When F1 Met Fries: How McDonald’s Hit the Accelerator with Bortoleto
Some partnerships feel engineered in a boardroom. Others feel like they were built in the paddock, over a pit stop and a shared order of fries. McDonald’s never simply attached itself to Formula 1 this season — it entered the slipstream of culture. And at the centre of it all: Gabriel Bortoleto. A rising star. A quiet confidence. A campaign that made speed look simple.
The spot opened with a tone that felt more backstage than broadcast. Bortoleto stood there, surrounded by golden arches and track energy. No grand speeches. No forced metaphors. Just a driver and a brand in rhythm. He looked into the camera, playful but sharp, and said it like only he could: “Gabriel Bortoleto no capricho no caprichoooo.”
In that moment, McDonald’s achieved something that most global brands struggle to pull off — it sounded local. It acted human. And it lets the talent carry the tone.
There were no car crashes, no revving engines, no overproduced montages.
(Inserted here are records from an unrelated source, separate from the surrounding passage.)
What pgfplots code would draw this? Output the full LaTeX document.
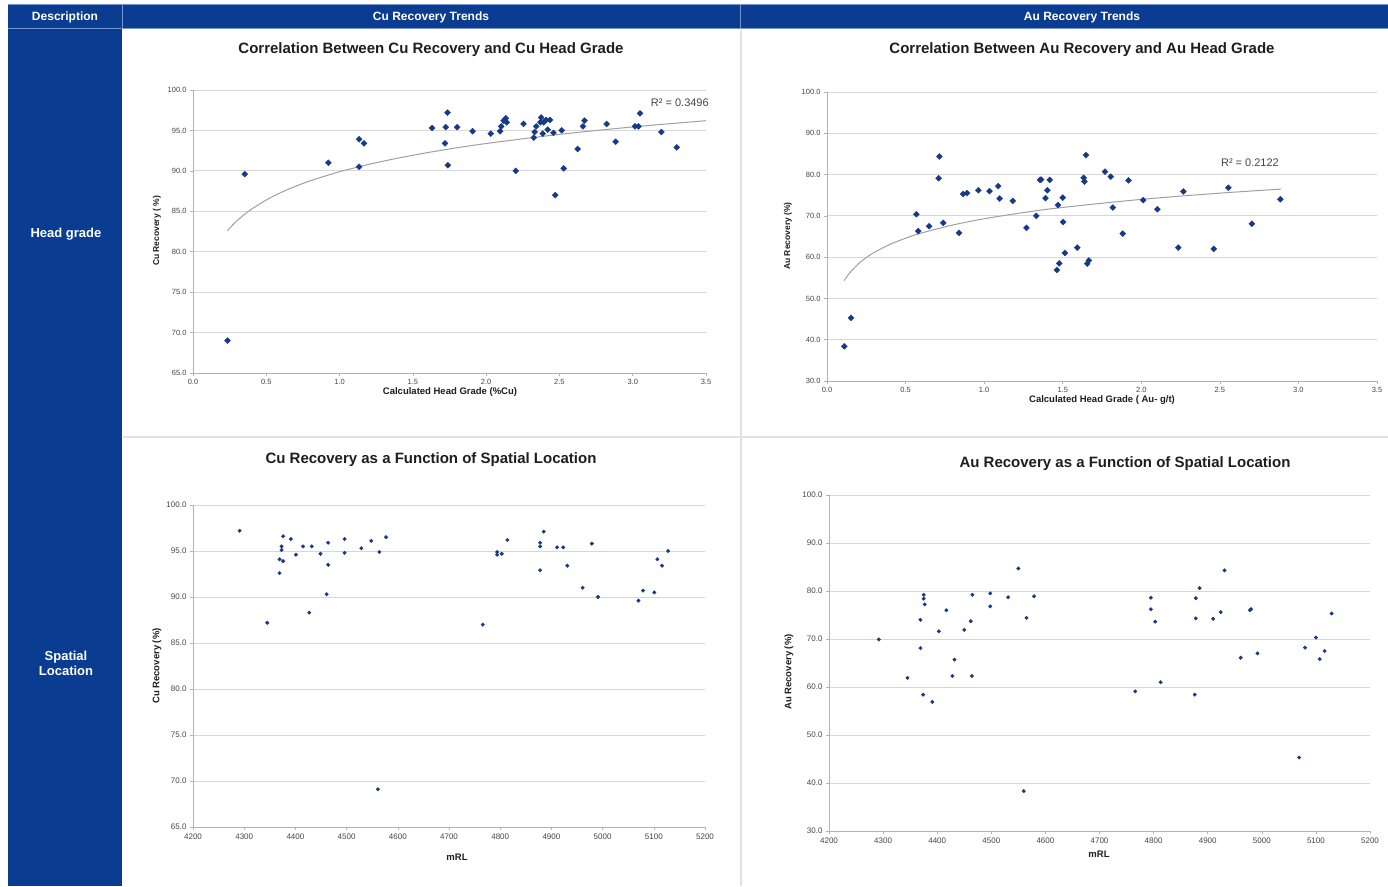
\documentclass[border=0pt]{standalone}
\usepackage{fontspec}
\setmainfont{Liberation Sans}
\usepackage{pgfplots}
\pgfplotsset{compat=1.18}
\definecolor{hdrblue}{RGB}{10,60,145}
\definecolor{hdrline}{RGB}{120,150,205}
\definecolor{sepc}{RGB}{225,225,225}
\definecolor{mk}{RGB}{22,58,135}
\definecolor{gridc}{RGB}{215,215,215}
\definecolor{tline}{RGB}{160,160,160}
\definecolor{tickc}{RGB}{70,70,70}
\definecolor{txt}{RGB}{30,30,30}
\pgfplotsset{
  base/.style={
    scale only axis, anchor=south west, enlargelimits=false, clip=false,
    axis x line*=bottom, axis y line*=left,
    axis line style={draw=gray!60, line width=0.6pt},
    tick align=outside, major tick length=3pt,
    tick style={draw=gray!60, line width=0.6pt},
    ymajorgrids, grid style={gridc, line width=0.9pt},
    /pgf/number format/assume math mode=true,
    /pgf/number format/1000 sep={},
    yticklabel style={/pgf/number format/.cd, fixed, fixed zerofill, precision=1},
  },
  dia/.style={only marks, mark=square*, mark size=2.1pt, mark options={fill=mk, draw=mk, rotate=45}},
  dot/.style={only marks, mark=*, mark size=1.75pt, mark options={fill=mk, draw=mk}},
}
\begin{document}
\begin{tikzpicture}
\useasboundingbox (0,0) rectangle (1388pt,886pt);
\fill[white] (0,0) rectangle (1388pt,886pt);
% table frame
\fill[hdrblue] (8pt,857pt) rectangle (1388pt,881pt);
\fill[hdrblue] (8pt,0pt) rectangle (122pt,857pt);
\draw[hdrline, line width=1pt] (8pt,881pt) -- (1388pt,881pt);
\draw[hdrline, line width=1pt] (8pt,857pt) -- (1388pt,857pt);
\draw[hdrline, line width=1pt] (122.5pt,857pt) -- (122.5pt,881pt);
\draw[hdrline, line width=1pt] (740.5pt,857pt) -- (740.5pt,881pt);
\draw[sepc, line width=1.3pt] (741pt,0pt) -- (741pt,856pt);
\draw[sepc, line width=1.3pt] (123pt,449pt) -- (1388pt,449pt);
\node[white, font=\bfseries\fontsize{12}{14}\selectfont] at (65pt,869pt) {Description};
\node[white, font=\bfseries\fontsize{12}{14}\selectfont] at (431pt,869pt) {Cu Recovery Trends};
\node[white, font=\bfseries\fontsize{12}{14}\selectfont] at (1082pt,869pt) {Au Recovery Trends};
\node[white, font=\bfseries\fontsize{13}{15}\selectfont] at (66pt,652pt) {Head grade};
\node[white, font=\bfseries\fontsize{13}{15}\selectfont, align=center] at (66pt,223pt) {Spatial\\Location};
% titles
\node[txt, font=\bfseries\fontsize{15}{17}\selectfont] at (431pt,836pt) {Correlation Between Cu Recovery and Cu Head Grade};
\node[txt, font=\bfseries\fontsize{15}{17}\selectfont] at (1082pt,836pt) {Correlation Between Au Recovery and Au Head Grade};
\node[txt, font=\bfseries\fontsize{15}{17}\selectfont] at (431pt,426pt) {Cu Recovery as a Function of Spatial Location};
\node[txt, font=\bfseries\fontsize{15}{17}\selectfont] at (1125pt,422pt) {Au Recovery as a Function of Spatial Location};
% axis labels
\node[txt, font=\bfseries\fontsize{9.5}{11}\selectfont] at (450pt,494pt) {Calculated Head Grade (\%Cu)};
\node[txt, font=\bfseries\fontsize{9.5}{11}\selectfont] at (1102pt,486pt) {Calculated Head Grade ( Au- g/t)};
\node[txt, font=\bfseries\fontsize{9.5}{11}\selectfont] at (457pt,29pt) {mRL};
\node[txt, font=\bfseries\fontsize{9.5}{11}\selectfont] at (1099pt,32pt) {mRL};
\node[txt, font=\bfseries\fontsize{8.5}{10}\selectfont, rotate=90] at (157pt,655pt) {Cu Recovery ( \%)};
\node[txt, font=\bfseries\fontsize{8.5}{10}\selectfont, rotate=90] at (788pt,650pt) {Au Recovery  (\%)};
\node[txt, font=\bfseries\fontsize{9.5}{11}\selectfont, rotate=90] at (157pt,220pt) {Cu Recovery (\%)};
\node[txt, font=\bfseries\fontsize{9.5}{11}\selectfont, rotate=90] at (789pt,214pt) {Au Recovery  (\%)};

% ---------- Chart 1
\begin{axis}[base, at={(193pt,513pt)}, width=513pt, height=283pt,
  xmin=0, xmax=3.5, ymin=65, ymax=100, xtick distance=0.5, ytick distance=5,
  xticklabel style={/pgf/number format/.cd, fixed, fixed zerofill, precision=1},
  ticklabel style={font=\fontsize{7.5}{8}\selectfont, text=tickc}]
\addplot[tline, line width=1pt, smooth] coordinates {
(0.235,82.59) (0.27,83.29) (0.3,83.82) (0.35,84.60) (0.4,85.27) (0.5,86.40) (0.6,87.32) (0.7,88.09) (0.8,88.77) (1.0,89.89) (1.25,91.01) (1.5,91.93) (1.75,92.71) (2.0,93.38) (2.5,94.51) (3.0,95.43) (3.5,96.20)};
\addplot[dia] coordinates {
(0.235,69.0) (0.353,89.6) (0.923,91.0) (1.133,93.9) (1.133,90.5) (1.167,93.4) (1.632,95.3) (1.724,95.4) (1.737,97.2) (1.719,93.4) (1.739,90.7) (1.802,95.4) (1.907,94.9) (2.032,94.6) (2.095,94.9) (2.103,95.5) (2.119,96.2) (2.134,96.5) (2.140,96.0) (2.202,90.0) (2.255,95.8) (2.325,94.1) (2.331,94.8) (2.341,95.5) (2.370,96.0) (2.375,96.6) (2.386,94.6) (2.393,96.0) (2.409,96.3) (2.420,95.1) (2.435,96.3) (2.459,94.7) (2.472,87.0) (2.516,95.0) (2.529,90.3) (2.624,92.7) (2.660,95.5) (2.671,96.2) (2.822,95.8) (2.883,93.6) (3.016,95.5) (3.039,95.5) (3.050,97.1) (3.196,94.8) (3.301,92.9)};
\node[text=tickc, font=\fontsize{11}{12}\selectfont] at (rel axis cs:0.949,0.954) {R² = 0.3496};
\end{axis}

% ---------- Chart 2
\begin{axis}[base, at={(827pt,505pt)}, width=550pt, height=289pt,
  xmin=0, xmax=3.5, ymin=30, ymax=100, xtick distance=0.5, ytick distance=10,
  xticklabel style={/pgf/number format/.cd, fixed, fixed zerofill, precision=1},
  ticklabel style={font=\fontsize{7.5}{8}\selectfont, text=tickc}]
\addplot[tline, line width=1pt, smooth] coordinates {
(0.11,54.33) (0.13,55.47) (0.15,56.43) (0.2,58.38) (0.25,59.90) (0.3,61.13) (0.4,63.08) (0.5,64.59) (0.6,65.83) (0.8,67.78) (1.0,69.29) (1.25,70.80) (1.5,72.04) (2.0,73.99) (2.5,75.50) (2.89,76.48)};
\addplot[dia] coordinates {
(0.110,38.4) (0.153,45.3) (0.569,70.4) (0.580,66.3) (0.650,67.5) (0.710,79.1) (0.715,84.4) (0.740,68.3) (0.840,65.9) (0.866,75.3) (0.891,75.5) (0.963,76.2) (1.034,76.0) (1.089,77.2) (1.099,74.2) (1.182,73.6) (1.269,67.1) (1.332,70.0) (1.355,78.7) (1.362,78.8) (1.390,74.3) (1.402,76.2) (1.417,78.7) (1.463,56.9) (1.478,58.5) (1.470,72.6) (1.500,74.4) (1.503,68.5) (1.513,61.0) (1.593,62.3) (1.633,79.2) (1.638,78.3) (1.648,84.7) (1.656,58.4) (1.666,59.2) (1.769,80.7) (1.806,79.5) (1.819,72.0) (1.882,65.7) (1.919,78.6) (2.012,73.8) (2.102,71.6) (2.235,62.3) (2.268,75.9) (2.461,62.0) (2.554,76.8) (2.704,68.1) (2.885,74.0)};
\node[text=tickc, font=\fontsize{11}{12}\selectfont] at (rel axis cs:0.769,0.754) {R² = 0.2122};
\end{axis}

% ---------- Chart 3
\begin{axis}[base, at={(193pt,59pt)}, width=512pt, height=322pt,
  xmin=4200, xmax=5200, ymin=65, ymax=100, xtick distance=100, ytick distance=5,
  ticklabel style={font=\fontsize{8}{9}\selectfont, text=tickc}]
\addplot[dot] coordinates {
(4291,97.2) (4345,87.2) (4369,92.6) (4369,94.1) (4373,95.5) (4373,95.1) (4376,93.9) (4376,96.6) (4391,96.3) (4401,94.6) (4415,95.5) (4427,88.3) (4432,95.5) (4449,94.7) (4461,90.3) (4464,95.9) (4464,93.5) (4496,96.3) (4496,94.8) (4529,95.3) (4548,96.1) (4561,69.1) (4564,94.9) (4577,96.5) (4766,87.0) (4794,94.9) (4794,94.6) (4803,94.7) (4814,96.2) (4878,92.9) (4878,95.5) (4878,95.9) (4885,97.1) (4911,95.4) (4923,95.4) (4931,93.4) (4961,91.0) (4979,95.8) (4991,90.0) (5070,89.6) (5079,90.7) (5101,90.5) (5107,94.1) (5116,93.4) (5128,95.0)};
\end{axis}

% ---------- Chart 4
\begin{axis}[base, at={(829pt,55pt)}, width=541pt, height=336pt,
  xmin=4200, xmax=5200, ymin=30, ymax=100, xtick distance=100, ytick distance=10,
  ticklabel style={font=\fontsize{8}{9}\selectfont, text=tickc}]
\addplot[dot] coordinates {
(4292,69.9) (4345,61.9) (4369,74.0) (4369,68.1) (4374,58.4) (4375,79.2) (4375,78.4) (4377,77.2) (4391,56.9) (4403,71.6) (4417,76.0) (4428,62.3) (4432,65.7) (4450,71.9) (4462,73.7) (4464,62.3) (4465,79.2) (4498,76.8) (4498,79.5) (4531,78.7) (4550,84.7) (4560,38.3) (4565,74.4) (4579,78.9) (4766,59.1) (4795,78.6) (4795,76.2) (4803,73.6) (4813,61.0) (4876,58.4) (4878,74.3) (4878,78.5) (4885,80.6) (4910,74.2) (4924,75.6) (4931,84.3) (4961,66.1) (4978,76.0) (4980,76.2) (4992,67.0) (5069,45.3) (5080,68.2) (5100,70.3) (5107,65.8) (5116,67.5) (5129,75.3)};
\end{axis}
\end{tikzpicture}
\end{document}
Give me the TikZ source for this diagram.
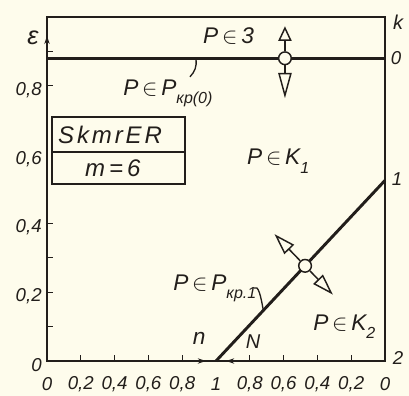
\documentclass[tikz,border=0pt]{standalone}
\usepackage{fontspec}
\setmainfont{Liberation Sans}
\usepackage{tikz}
\usetikzlibrary{arrows.meta}
\definecolor{paper}{HTML}{FEFCEC}
\definecolor{ink}{HTML}{221E1B}
\newcommand{\lowidx}[1]{\raisebox{-6.5pt}{\fontsize{12}{12}\selectfont #1}}
\tikzset{
  >={Stealth[length=6pt,width=4pt]},
  axis line/.style={
    draw=ink,
    line width=1.4pt
  },
  tick line/.style={
    draw=ink,
    line width=1pt
  },
  zone border/.style={
    draw=ink,
    line width=2.2pt
  },
  box line/.style={
    draw=ink,
    line width=1.5pt
  },
  tick label/.style={
    font=\itshape\fontsize{14}{16}\selectfont,
    text=ink,
    inner sep=1pt
  },
  zone label/.style={
    font=\itshape\fontsize{17}{19}\selectfont,
    text=ink,
    inner sep=0pt,
    anchor=base west
  },
  state point/.style={
    circle,
    draw=ink,
    fill=paper,
    line width=1.1pt,
    minimum size=9.5pt,
    inner sep=0pt
  },
  shift arrow/.style={
    draw=ink,
    line width=1.1pt,
    -{Triangle[open,length=#1,width=10pt]}
  },
  shift arrow/.default=12pt,
  leader/.style={
    draw=ink,
    line width=1pt
  }
}

\begin{document}
\begin{tikzpicture}[x=126.75pt,y=258pt]
  \useasboundingbox[fill=paper] (-0.278,-0.1017) rectangle (2.142,1.0494);

  % axes and frame
  \coordinate (O) at (0,0);
  \coordinate (E) at (0,1);
  \coordinate (K) at (2,1);
  \coordinate (B) at (2,0);
  \draw[axis line] (O) -- (E) -- (K) -- (B) -- cycle;
  \draw[axis line,->] (0,0.85) -- (0,0.945);
  \draw[axis line,->] (0.8,0) -- (0.94,0);
  \draw[axis line,->] (1.2,0) -- (1.06,0);

  \foreach \v in {0.1,0.2,0.3,0.4,0.8,0.9}
    \draw[tick line] (0,\v) -- (0.035,\v);
  \foreach \u in {0.2,0.4,0.6,0.8,1.2,1.4,1.6,1.8}
    \draw[tick line] (\u,0) -- (\u,0.018);

  \foreach \t [count=\i from 0] in {0,{0,2},{0,4},{0,6},{0,8}}
    \node[tick label,anchor=east] (yl\i) at (-0.022,0.2*\i-0.012) {\t};
  \foreach \t [count=\i from 0] in {0,{0,2},{0,4},{0,6},{0,8},1,{0,8},{0,6},{0,4},{0,2},0}
    \node[tick label] (xl\i) at (0.2*\i,-0.068) {\t};

  \node[tick label,font=\itshape\fontsize{19}{21}\selectfont] (eps) at (-0.083,0.939) {ε};
  \node[tick label,font=\itshape\fontsize{15}{17}\selectfont] (kk) at (2.077,0.985) {k};
  \node[tick label] (k0) at (2.065,0.881) {0};
  \node[tick label] (k1) at (2.071,0.529) {1};
  \node[tick label] (k2) at (2.077,0.009) {2};
  \node[tick label,anchor=base,font=\itshape\fontsize{17}{19}\selectfont] (nn) at (0.90,0.047) {n};
  \node[tick label,anchor=base,font=\itshape\fontsize{15}{17}\selectfont] (NN) at (1.219,0.036) {N};

  % zone borders
  \coordinate (L0) at (0,0.88);
  \coordinate (R0) at (2,0.88);
  \coordinate (N1) at (1,0);
  \coordinate (R1) at (2,0.525);
  \draw[zone border] (L0) -- (R0);
  \draw[zone border] (N1) -- (R1);

  % material box
  \draw[box line] (0.03,0.515) rectangle (0.817,0.709);
  \draw[box line] (0.03,0.608) -- (0.817,0.608);
  \node[font=\itshape\fontsize{18}{20}\selectfont\addfontfeature{LetterSpace=12},text=ink] (mat) at (0.373,0.657) {SkmrER};
  \node[font=\itshape\fontsize{18}{20}\selectfont,text=ink] (mm) at (0.39,0.561) {m\,=\,6};

  % zones
  \node[zone label] (z3) at (0.923,0.924) {P\,$\in$\,3};
  \node[zone label] (zkr0) at (0.45,0.773) {P\,$\in$\,P\lowidx{кр(0)}};
  \node[zone label] (zk1) at (1.183,0.570) {P\,$\in$\,K\lowidx{1}};
  \node[zone label] (zkr1) at (0.746,0.206) {P\,$\in$\,P\lowidx{кр.1}};
  \node[zone label] (zk2) at (1.574,0.090) {P\,$\in$\,K\lowidx{2}};

  \coordinate (lk0a) at (0.846,0.826);
  \coordinate (lk0b) at (0.882,0.878);
  \draw[leader] (lk0a) to[bend right=25] (lk0b);
  \coordinate (lk1a) at (1.225,0.212);
  \coordinate (lk1b) at (1.28,0.147);
  \draw[leader] (lk1a) .. controls (1.25,0.222) and (1.265,0.19) .. (lk1b);

  % state points
  \node[state point] (P0) at (1.408,0.88) {};
  \node[state point] (P1) at (1.527,0.2767) {};
  \draw[shift arrow=11pt] (P0) -- ([yshift=24pt]P0.center);
  \draw[shift arrow=19pt] (P0) -- ([yshift=-30pt]P0.center);
  \draw[shift arrow=16pt] (P1) -- ([shift={(134:33pt)}]P1.center);
  \draw[shift arrow=16pt] (P1) -- ([shift={(-46:30pt)}]P1.center);
\end{tikzpicture}
\end{document}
Just a nod to speed, culture, and craving — all stitched into one seamless sequence.
This collaboration thrived through its ease. It embraced the undramatic. In an industry obsessed with power and podiums, McDonald’s introduced freshness through calm confidence. Bortoleto appeared not as a superhero, but as someone you might run into while picking up a McChicken.
The video served as a quiet reminder: sometimes the loudest message is the one that lets the audience fill in the blanks. Brands grow when they share the spotlight, not steal it.
McDonald’s moved beyond tapping into the F1 universe — it understood its newer, younger, meme-fed fandom. The campaign held a mirror to this generation’s sense of cool: casual, authentic, and off-script.
With Bortoleto, they created more than a commercial. They built a moment.